Vul-R2: A Reasoning LLM for Automated Vulnerability Repair
This work addresses the urgent need for automated vulnerability repair in software security, but it appears incremental as it builds on existing LLM approaches without claiming major breakthroughs.
The paper tackles the problem of automatic vulnerability repair (AVR) by addressing challenges in existing LLM-based methods, such as lack of vulnerability-specific reasoning data and difficulty in verifying intermediate repair processes, though no concrete results or numbers are provided.
The exponential increase in software vulnerabilities has created an urgent need for automatic vulnerability repair (AVR) solutions. Recent research has formulated AVR as a sequence generation problem and has leveraged large language models (LLMs) to address this problem.

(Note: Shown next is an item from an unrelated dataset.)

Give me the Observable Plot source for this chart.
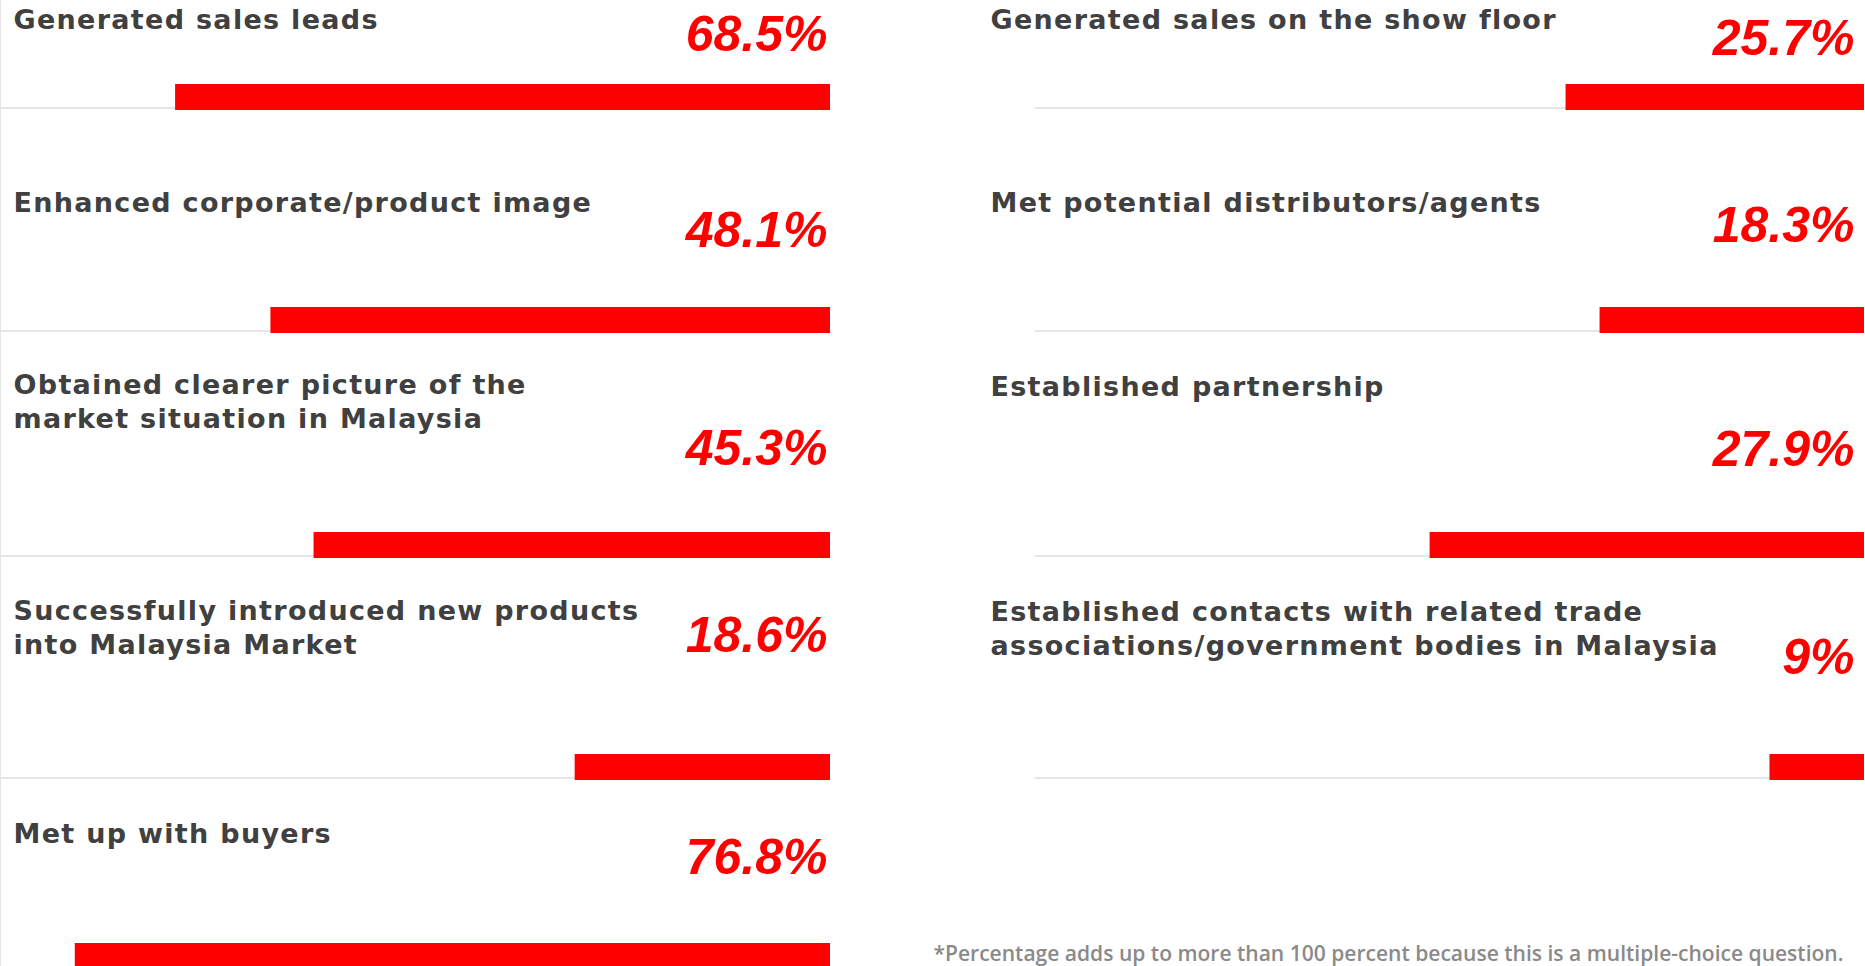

Typically, these approaches prompt or fine-tune LLMs to generate repairs for vulnerabilities directly. Although these methods show state-of-the-art performance, they face the following challenges: (1) Lack of high-quality, vulnerability-related reasoning data. Current approaches primarily rely on foundation models that mainly encode general programming knowledge. Without vulnerability-related reasoning data, they tend to fail to capture the diverse vulnerability repair patterns. (2) Hard to verify the intermediate vulnerability repair process during LLM training. Existing reinforcement learning methods often leverage intermediate execution feedback from the environment (e.g., sandbox-based execution results) to guide reinforcement learning training. In contrast, the vulnerability repair process generally lacks such intermediate, verifiable feedback, which poses additional challenges for model training.